Two 100-metre vessels to be built on the Clyde.

The Minister for Transport and Islands has marked the formal start of construction of two new 100-metre ferries for the Clyde and Hebrides network at Ferguson Marine Engineering Limited (FMEL) on the Clyde.

Derek Mackay started the computer-guided laser to cut the ceremonial first steel for the vessels, currently known as Hull 801 and Hull 802, and met some of the workforce who will help build them.

The £97 million contract was signed in October 2015, securing around 150 existing jobs in the Port Glasgow and Inverclyde area. New jobs will also be created at the shipyard as a result of FMEL winning the contract, as part of the company’s overall growth strategy.

FMEL will undertake the detailed design and construction work of the new ‘dual fuel’ vessels in Scotland, as well as their testing, equipping, launching and delivery. The new vessels will join the fleet, owned by Caledonian Maritime Assets Ltd (CMAL).

The first ferry is expected to be delivered in May 2018, with the second vessel following a few months later.

Mr Mackay said:

“I’m delighted to help cut the first steel for these new ferries, marking the start of construction on this massive project that has brought large shipbuilding back to the Clyde.

“The Scottish Government is committed to creating the vital jobs needed to boost local economies and help stimulate growth across Scotland. This £97 million contract means FMEL can retain its 150-strong workforce, as well as take on more staff and apprentices.

“The ferries themselves will be welcome additions to the Clyde and Hebrides network, helping the Scottish Government to continue to provide safe and reliable services for the communities that depend on them.

“The vessels will also be ‘dual-fuel ferries’, allowing them to use cleaner fuel and future-proofing them for the advent of tighter regulations around sulphur emissions.

“I look forward to seeing these new ferries join the West Coast ferry fleet in the future.”

FMEL Managing Director, Liam Campbell said:

“Cutting first steel on these two vessels from CMAL signifies an important milestone for the yard and will allow the workforce to steadily grow over the next years. Our new facility will provide highly efficient state-of-the-art shipbuilding and fabrication services to customers in all sectors.

“We look forward to working closely with CMAL and CalMac on this project to ensure world class vessels for a world class owner and operator”.
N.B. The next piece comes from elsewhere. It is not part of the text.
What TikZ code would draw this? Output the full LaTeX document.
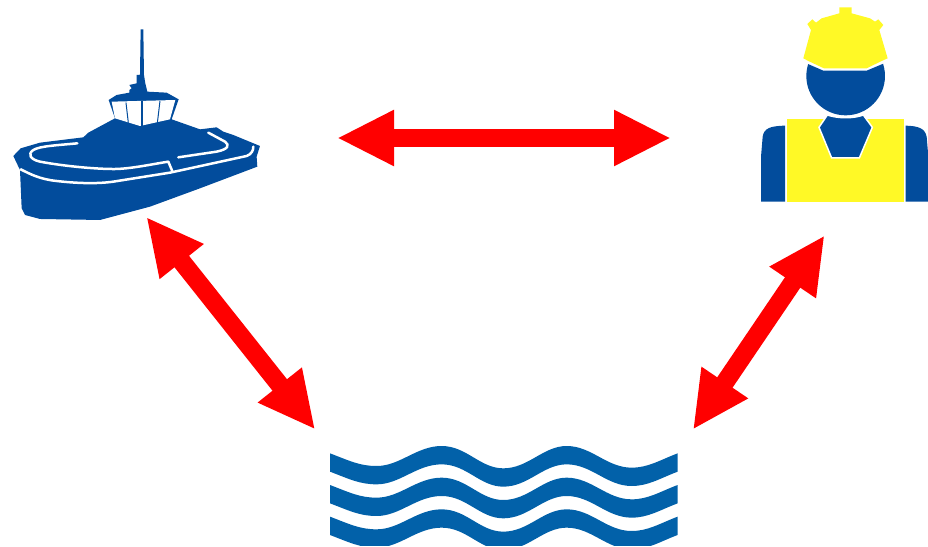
\documentclass[tikz,border=0pt]{standalone}
\usepackage{xcolor}
\usetikzlibrary{arrows.meta}
\definecolor{shipBlue}{HTML}{024C9C}
\definecolor{waterBlue}{HTML}{0261A9}
\definecolor{vestYellow}{HTML}{FFF926}
\tikzset{
  linkArrow/.style={red,line width=18.5pt,{Triangle[length=57pt,width=52pt]}-{Triangle[length=57pt,width=52pt]}},
  deckLine/.style={white,line width=2.5pt,line cap=round,line join=round},
  windowLine/.style={shipBlue,line width=1pt},
  zoomed/.style={x=0.3333pt,y=-0.3333pt}
}
\begin{document}
\begin{tikzpicture}[x=1pt,y=-1pt]
    \useasboundingbox (0,0) rectangle (928,546);
    % ship
    \begin{scope}[zoomed,shift={(0pt,-20pt)}]
      \fill[shipBlue] (422,28)--(430,28)--(432,165)--(436,190)--(442,215)--(500,218)--(536,238)--(515,298)--(600,328)--(650,322)--(670,335)--(700,345)--(780,378)--(770,410)--(772,440)--(600,505)--(450,560)--(300,600)--(120,597)--(75,585)--(65,565)--(60,450)--(40,408)--(62,385)--(120,368)--(250,352)--(265,338)--(345,295)--(326,240)--(350,225)--(388,218)--(388,210)--(395,205)--(388,195)--(410,190)--(410,165)--(420,165)--cycle;
      \fill[white] (335,245)--(526,240)--(510,298)--(420,318)--(345,295)--cycle;
      \draw[windowLine] (378,248)--(385,308);
      \draw[windowLine] (480,243)--(472,310);
      \draw[shipBlue,line width=2pt] (425,243)--(425,318);
      \draw[deckLine] (232,370) .. controls (170,376) and (120,378) .. (100,390) .. controls (82,402) and (90,418) .. (120,425) .. controls (200,440) and (300,448) .. (350,447) .. controls (400,445) and (460,432) .. (505,425)--(518,456);
      \draw[deckLine] (62,448) .. controls (90,462) and (120,478) .. (170,483) .. controls (230,490) and (290,492) .. (340,485)--(510,458)--(740,408) .. controls (755,402) and (760,392) .. (760,380);
      \draw[deckLine] (535,412)--(650,395) .. controls (685,388) and (690,375) .. (675,365)--(625,338);
    \end{scope}
    % worker
    \begin{scope}[zoomed,shift={(750pt,0pt)}]
      \fill[vestYellow] (268,22)--(305,22)--(305,40)--(360,55)--(375,65)--(385,58)--(400,75)--(388,90)--(413,175)--(395,183)--(350,205)--(222,205)--(175,183)--(160,175)--(183,90)--(172,72)--(187,58)--(198,68)--(215,55)--(268,40)--cycle;
      \begin{scope}
        \clip (160,186)--(220,212)--(350,212)--(412,186)--(412,350)--(160,350)--cycle;
        \fill[shipBlue] (287,228) circle [radius=118];
      \end{scope}
      \fill[vestYellow] (110,357) rectangle (462,605);
      \filldraw[shipBlue,draw=white,line width=1.5pt] (232,345) .. controls (265,356) and (310,356) .. (340,345)--(367,382)--(328,474)--(245,474)--(207,382)--cycle;
      \fill[shipBlue] (33,605)--(105,605)--(105,377) .. controls (60,378) and (42,385) .. (38,410)--(33,470)--cycle;
      \fill[shipBlue] (535,605)--(467,605)--(467,377) .. controls (505,378) and (525,385) .. (530,410)--(535,470)--cycle;
    \end{scope}
    % water
    \begin{scope}[zoomed,shift={(320pt,-436pt)}]
      \clip (0,0) rectangle (1100,330);
      \foreach \dy in {0,95,190}
        \fill[waterBlue,yshift=-\dy*0.3333pt] (30,52) .. controls (90,75) and (120,90) .. (170,90) .. controls (240,90) and (290,30) .. (365,30) .. controls (440,30) and (480,97) .. (550,97) .. controls (625,97) and (670,30) .. (740,30) .. controls (815,30) and (860,95) .. (935,95) .. controls (985,95) and (1020,72) .. (1073,52)--(1073,107) .. controls (1020,127) and (985,150) .. (935,150) .. controls (860,150) and (815,85) .. (740,85) .. controls (670,85) and (625,152) .. (550,152) .. controls (480,152) and (440,85) .. (365,85) .. controls (290,85) and (240,145) .. (170,145) .. controls (120,145) and (90,130) .. (30,107)--cycle;
    \end{scope}
    % links
    \coordinate (shipEnd) at (337,138);
    \coordinate (workerEnd) at (671,138);
    \coordinate (shipLow) at (146.3,216.9);
    \coordinate (waterLeft) at (315.2,429.6);
    \coordinate (workerLow) at (824.6,235.3);
    \coordinate (waterRight) at (692.9,429.7);
    \draw[linkArrow] (shipEnd)--(workerEnd);
    \draw[linkArrow] (shipLow)--(waterLeft);
    \draw[linkArrow] (workerLow)--(waterRight);
\end{tikzpicture}
\end{document}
Erik Østergaard, Chair of CMAL said:

“Today’s steel cutting ceremony marks the first important milestone in the construction of these innovative dual-fuel ferries, as work gets underway to build the first vessel.
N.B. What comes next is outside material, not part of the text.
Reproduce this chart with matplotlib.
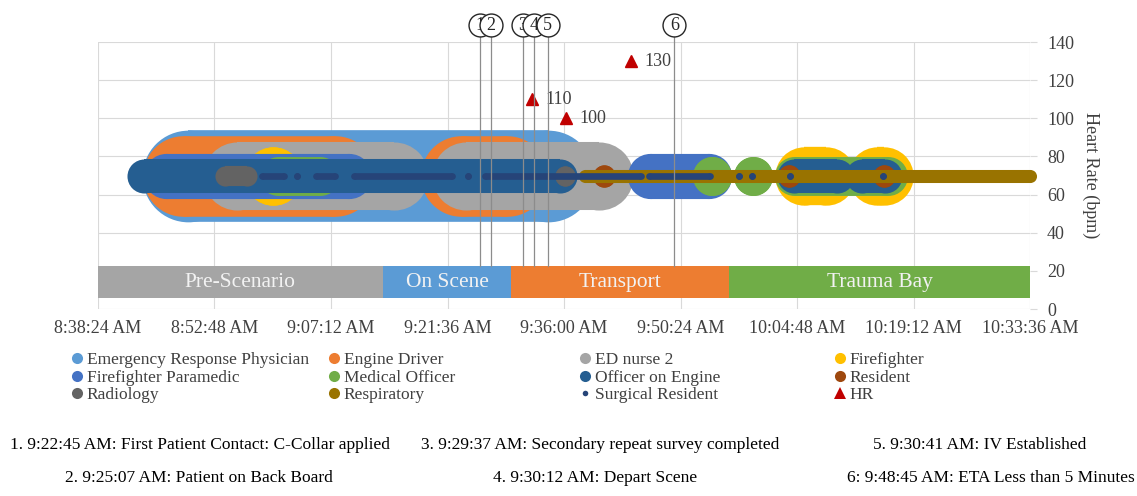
import matplotlib
matplotlib.use("Agg")
from matplotlib import pyplot as plt
from matplotlib.lines import Line2D
from matplotlib.ticker import FuncFormatter, MultipleLocator

# ---- data (clock times) ----
roles = ["Emergency Response Physician", "Engine Driver", "ED nurse 2", "Firefighter",
         "Firefighter Paramedic", "Medical Officer", "Officer on Engine", "Resident",
         "Radiology", "Respiratory", "Surgical Resident"]

erp_spans = [("8:49:30", "9:34:00")]
engine_driver_spans = [("8:48:58", "9:07:45"), ("9:23:12", "9:28:53")]
ed_nurse_spans = [("8:55:35", "9:14:59"), ("9:23:53", "9:40:18")]
firefighter_spans = [("9:00:05", "9:00:05"), ("10:05:38", "10:08:21"), ("10:14:39", "10:15:31")]
ff_paramedic_spans = [("8:46:46", "9:09:29"), ("9:46:40", "9:53:57")]
medical_officer_spans = [("9:00:39", "9:05:50"), ("9:54:16", "9:54:16"), ("9:59:20", "9:59:20"),
                         ("10:04:24", "10:16:01")]
officer_engine_spans = [("8:44:07", "9:35:33"), ("10:04:27", "10:09:46"), ("10:12:51", "10:15:42")]
resident_spans = [("9:40:55", "9:40:55"), ("10:03:47", "10:03:47"), ("10:15:31", "10:15:31")]
radiology_spans = [("8:54:06", "8:56:49"), ("9:36:06", "9:36:06")]
respiratory_spans = [("9:38:38", "10:33:35")]
surgical_spans = [("8:58:43", "9:01:21"), ("9:03:00", "9:03:00"), ("9:05:23", "9:07:39"),
                  ("9:10:04", "9:22:06"), ("9:24:07", "9:24:07"), ("9:26:15", "9:45:27"),
                  ("9:46:31", "9:53:59"), ("9:57:36", "9:57:36"), ("9:59:12", "9:59:12"),
                  ("10:03:54", "10:03:54"), ("10:15:23", "10:15:23")]
bubble_hr = 70

hr_times = ["9:32:00", "9:36:13", "9:44:14"]
hr_values = [110, 100, 130]

phase_names = ["Pre-Scenario", "On Scene", "Transport", "Trauma Bay"]
phase_starts = ["8:38:24", "9:13:36", "9:29:29", "9:56:19"]
phase_ends = ["9:13:36", "9:29:29", "9:56:19", "10:33:36"]

event_line_times = ["9:25:36", "9:26:56", "9:30:53", "9:32:19", "9:33:58", "9:49:37"]
event_notes = ["1. 9:22:45 AM: First Patient Contact: C-Collar applied",
               "2. 9:25:07 AM: Patient on Back Board",
               "3. 9:29:37 AM: Secondary repeat survey completed",
               "4. 9:30:12 AM: Depart Scene",
               "5. 9:30:41 AM: IV Established",
               "6: 9:48:45 AM: ETA Less than 5 Minutes"]

x_start, x_end, x_step = "8:38:24", "10:33:36", 864

# ---- styles ----
role_colors = ["#5B9BD5", "#ED7D31", "#A5A5A5", "#FFC000", "#4472C4", "#70AD47",
               "#255E91", "#9E480E", "#636363", "#997300", "#264478"]
role_sizes = [66, 58, 49, 42, 32.5, 28, 24.5, 16, 14.5, 9.4, 4.8]
phase_colors = ["#A5A5A5", "#5B9BD5", "#ED7D31", "#70AD47"]
hr_color = "#C00000"
grid_color = "#D9D9D9"
txt_color = "#404040"

plt.rcParams['font.family'] = ['Liberation Serif', 'DejaVu Serif']


def tsec(s):
    h, m, sec = map(int, s.split(':'))
    return h * 3600 + m * 60 + sec


def fmt_time(v, pos=None):
    v = int(round(v))
    h, m, s = v // 3600, (v % 3600) // 60, v % 60
    return f"{h}:{m:02d}:{s:02d} AM"


def main():
    fig = plt.figure(figsize=(11.37, 4.96), dpi=100)
    ax = fig.add_axes([0.0861, 0.377, 0.8201, 0.5383])

    ax.set_xlim(tsec(x_start), tsec(x_end))
    ax.set_ylim(0, 140)
    ax.xaxis.set_major_locator(MultipleLocator(x_step))
    ax.xaxis.set_major_formatter(FuncFormatter(fmt_time))
    ax.yaxis.set_major_locator(MultipleLocator(20))
    ax.yaxis.tick_right()
    ax.yaxis.set_label_position('right')
    for sp in ax.spines.values():
        sp.set_visible(False)
    ax.grid(True, color=grid_color, lw=0.8)
    ax.set_axisbelow(True)
    ax.tick_params(axis='x', length=0, pad=8, labelsize=13, labelcolor=txt_color)
    ax.tick_params(axis='y', length=5, color=grid_color, pad=7, labelsize=13, labelcolor=txt_color)
    ax.set_ylabel('Heart Rate (bpm)', rotation=270, fontsize=13, color=txt_color, labelpad=18)

    # phase bars
    for name, a, b, c in zip(phase_names, phase_starts, phase_ends, phase_colors):
        ax.barh(14.1, tsec(b) - tsec(a), left=tsec(a), height=17, color=c, zorder=2)
        ax.text((tsec(a) + tsec(b)) / 2, 14.1, name, ha='center', va='center',
                fontsize=15.5, color='#F2F2F2', zorder=3)

    # bubbles
    all_spans = [erp_spans, engine_driver_spans, ed_nurse_spans, firefighter_spans,
                 ff_paramedic_spans, medical_officer_spans, officer_engine_spans,
                 resident_spans, radiology_spans, respiratory_spans, surgical_spans]
    for k, (spans, c, d) in enumerate(zip(all_spans, role_colors, role_sizes)):
        for a, b in spans:
            ax.plot([tsec(a), tsec(b)], [bubble_hr, bubble_hr], color=c, lw=d,
                    marker='o', ms=d, mew=0, solid_capstyle='butt',
                    clip_on=False, zorder=4 + k * 0.1)

    # heart rate markers
    for t, v in zip(hr_times, hr_values):
        ax.plot(tsec(t), v, marker='^', ms=8.5, color=hr_color, ls='', zorder=6)
        ax.annotate(str(v), (tsec(t), v), xytext=(10, 0), textcoords='offset points',
                    va='center', fontsize=13, color=txt_color, zorder=6)

    # event lines with circled numbers
    for i, t in enumerate(event_line_times):
        x = tsec(t)
        ax.plot([x, x], [22.6, 143], color='#8C8C8C', lw=0.9, clip_on=False, zorder=7)
        ax.plot(x, 148.7, marker='o', ms=16.5, mfc='white', mec='#262626', mew=1.0,
                clip_on=False, zorder=8 + i)
        ax.text(x, 148.5, str(i + 1), ha='center', va='center', fontsize=13,
                color='#262626', zorder=8 + i, clip_on=False)

    # legend: four columns
    handles = []
    for name, c in zip(roles, role_colors):
        ms = 4 if name == "Surgical Resident" else 8
        handles.append(Line2D([], [], ls='', marker='o', ms=ms, color=c, mew=0, label=name))
    handles.append(Line2D([], [], ls='', marker='^', ms=8, color=hr_color, mew=0, label='HR'))
    col_x = [72, 329, 580, 835]
    for j in range(4):
        col = handles[j::4]
        leg = fig.legend(handles=col, loc='upper left',
                         bbox_to_anchor=(col_x[j] / 1137, 1 - 352 / 496),
                         frameon=False, fontsize=12.5, handlelength=0.6,
                         handletextpad=0.25, labelspacing=0.08, borderpad=0,
                         borderaxespad=0)
        for t in leg.get_texts():
            t.set_color(txt_color)

    # event notes
    note_pos = [(200, 445), (199, 478), (600, 445), (595, 478), (980, 445), (991, 478)]
    for (px, py), note in zip(note_pos, event_notes):
        fig.text(px / 1137, 1 - py / 496, note, ha='center', va='center', fontsize=12.5,
                 color='black')

    fig.savefig('out.png', dpi=100)


if __name__ == '__main__':
    main()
“Hulls 801 and 802 will become the latest vessels in our fleet and strengthen our commitment to using cutting edge technology and design to create sustainable and reliable ferries and we look forward to the first of these vessels going into service in 2018. This construction project is the latest step in our ambitious fleet renewal plans to ensure our ferries continue to meet the needs of the communities we serve.”


Background info:

– The ferries are designed to carry 127 cars or 16 HGVs or a combination of both and up to 1,000 passengers. The ships will be capable of operating across a range of drafts and speeds to meet the requirements of the current operator, CalMac Ferries Ltd, to service a wide range of ports and routes.

– The new ferries are earmarked for the Ardrossan-Brodick and the Uig Triangle routes, although the final decision on vessel deployment rests with the ferry operator and will be informed by further analysis of demand on all major routes.

– The ferries will be ‘dual-fuel’ vessels so they can operate on liquefied natural gas (LNG) and marine diesel. LNG is significantly cleaner and has been adopted by ferry operators in Northern Europe in response to tighter emissions regulations.

– Each vessel will enter into service following berthing trials, sea trials and crew training, usually 2-3 months after delivery.